The cameras are mounted on all four corners of their trucks, as as they drive around they automatically scan any license plate number that comes into vision and compares it with an online database of 1.8 billion other scans. (Even though there a quarter of a billion cars in total in the U.S., vehicles are often scanned up to a dozen times or more.) A single truck can scan as many as 8,000 plates in one day.

If he gets a hit, a notification comes up on the repo driver's screen telling him the vehicle is past due. Otherwise, the data gets saved and sent back to the database along with the license plate number, GPS coordinates of the scan, and a time stamp. Using this data, repo firms can build profiles predicting a driver's home address, workplace, favorite restaurant, gym, etc. The system was so effective firms started hiring "scouts" to drive around with a $23,000 camera suite just to suck up license plates all day.

These databases came online for use by any paying customer (usually repo firms) in the early 2000s, and by 2009 repos were purchasing their own camera systems to be installed on trucks. It's safe to assume law enforcement has been playing this game even earlier, and possibly have special access to other license plate databases.

My question is, what would be the most discreet way to defend against such blatant data-mining attacks? I don't mind answering questions to LE, but like most of the equipment and tools I own that some would consider "iffy" (even if they're just ignorant of the law), I'd rather avoid unnecessary attention to it if I can. If the final thing could look like a bedazzled license-plate frame that would be great.

I own my car in full and don't have any debt, but the data-capture is indiscriminate. Nobody knows how these databases are secured, who has access, or if there are backdoors installed.

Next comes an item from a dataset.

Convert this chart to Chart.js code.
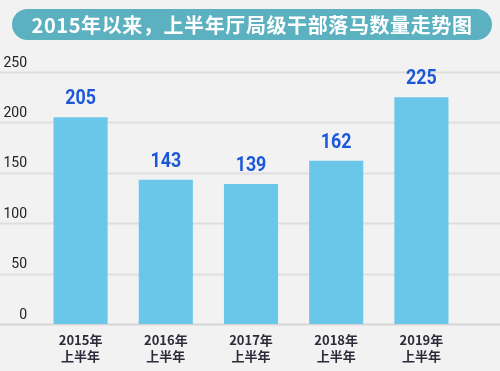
<!DOCTYPE html>
<html>
<head>
<meta charset="utf-8">
<script src="https://cdn.jsdelivr.net/npm/chart.js@4"></script>
<style>
  html, body { margin: 0; padding: 0; background: #f2f2f2; }
  #wrap { position: relative; width: 500px; height: 371px; }
  #title {
    position: absolute; left: 12px; top: 9px; width: 480px; height: 31px;
    border-radius: 16px; background: #5cb1c0; color: #fff;
    font: bold 20px "Noto Sans CJK SC", sans-serif; letter-spacing: 0.6px;
    text-align: center; line-height: 31px; white-space: nowrap; z-index: 2;
  }
  canvas { position: absolute; left: 0; top: 0; }
</style>
</head>
<body>
<div id="wrap">
  <div id="title">2015年以来，上半年厅局级干部落马数量走势图</div>
  <canvas id="chart" width="500" height="371"></canvas>
</div>
<script>
// data
const years = ['2015年', '2016年', '2017年', '2018年', '2019年'];
const halfLabel = '上半年';
const counts = [205, 143, 139, 162, 225];
const yTicks = [0, 50, 100, 150, 200, 250];

// grid lines across the whole width, like the original
const fullGrid = {
  id: 'fullGrid',
  beforeDatasetsDraw(chart) {
    const ctx = chart.ctx;
    const y = chart.scales.y;
    ctx.save();
    yTicks.forEach(v => {
      const py = Math.round(y.getPixelForValue(v)) + 0.5;
      ctx.strokeStyle = v === 0 ? '#d6d6d6' : '#dedede';
      ctx.lineWidth = 2;
      ctx.beginPath();
      ctx.moveTo(0, py);
      ctx.lineTo(chart.width, py);
      ctx.stroke();
    });
    ctx.restore();
  }
};

// numbers on top of the bars, squeezed to look condensed
const valueLabels = {
  id: 'valueLabels',
  afterDatasetsDraw(chart) {
    const ctx = chart.ctx;
    const meta = chart.getDatasetMeta(0);
    ctx.save();
    ctx.fillStyle = '#1b57d9';
    ctx.font = 'bold 21px Roboto, sans-serif';
    ctx.textAlign = 'center';
    ctx.textBaseline = 'alphabetic';
    meta.data.forEach((bar, i) => {
      ctx.save();
      ctx.translate(bar.x, bar.y - 13);
      ctx.scale(0.85, 1);
      ctx.fillText(String(counts[i]), 0, 0);
      ctx.restore();
    });
    ctx.restore();
  }
};

new Chart(document.getElementById('chart'), {
  type: 'bar',
  data: {
    labels: years.map(y => [y, halfLabel]),
    datasets: [{
      data: counts,
      backgroundColor: '#6ac7e9',
      borderWidth: 0,
      barPercentage: 0.635,
      categoryPercentage: 1
    }]
  },
  options: {
    responsive: false,
    animation: false,
    layout: { padding: { top: 72, right: 36, left: 0, bottom: 0 } },
    plugins: { legend: { display: false }, tooltip: { enabled: false } },
    scales: {
      x: {
        grid: { display: false, drawTicks: false },
        border: { display: false },
        ticks: {
          color: '#2b2b3a',
          font: { family: '"Noto Sans CJK SC", sans-serif', size: 13, weight: 'bold', lineHeight: 1.25 },
          padding: 8,
          maxRotation: 0
        },
        afterFit: s => { s.height = 47; }
      },
      y: {
        min: 0, max: 250,
        grid: { display: false, drawTicks: false },
        border: { display: false },
        ticks: {
          stepSize: 50,
          color: '#222',
          font: { family: 'Roboto, sans-serif', size: 14 },
          padding: 11,
          labelOffset: -9
        },
        afterFit: s => { s.width = 38; }
      }
    }
  },
  plugins: [fullGrid, valueLabels]
});
</script>
</body>
</html>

I'd rather just "opt-out".

I'm wondering the cleanest way to non-confrontationally "mask" my plate to such scans. The cameras they show in the pictures use IR lights (usually for night vision), so I'm wondering if a sufficiently bright IR light near my license plate would obscure the camera from reading all the numbers?

IR light would mean it wouldn't be visible to the human eye, and if the camera couldn't get a read, it would just give up. Cameras collect data in frames, sending them to a processing unit that analyzes each frame looking for a recognizable pattern — like a license plate — so every frame that doesn't contain one is technically a "failed scan".

Is it possible to have a light bright enough? I would need a prototype and a camera that picks up IR to test it, so I was wondering if anybody else has more understanding or experience with this already?

Also, any alternative ideas to defend against this are welcome.

Edit: So, I've done some more research, and found this. He describes blocking a surveillance cam from watching your face by building the LEDs around some glasses and a hat. Like he mentions with this "super-bright LEDs" method, you will highlight yourself to the camera but it will not make out the features of your face. Since this is computer vision we're talking about and not a security guard watching the screen, this is not an issue for my project.

I think the next step is to order a roll of IR LEDs, see if they work with my webcam or camera, and test arrangements on a license plate.

Like someone commented much earlier, you can still get scanned while parked unless you wired them to stay on, in which case you're dealing with car battery drain problems. I probably won't go that far with this project. It's sunny >300 days a year here, so my first thought for that was a roof-mounted solar panel. :-)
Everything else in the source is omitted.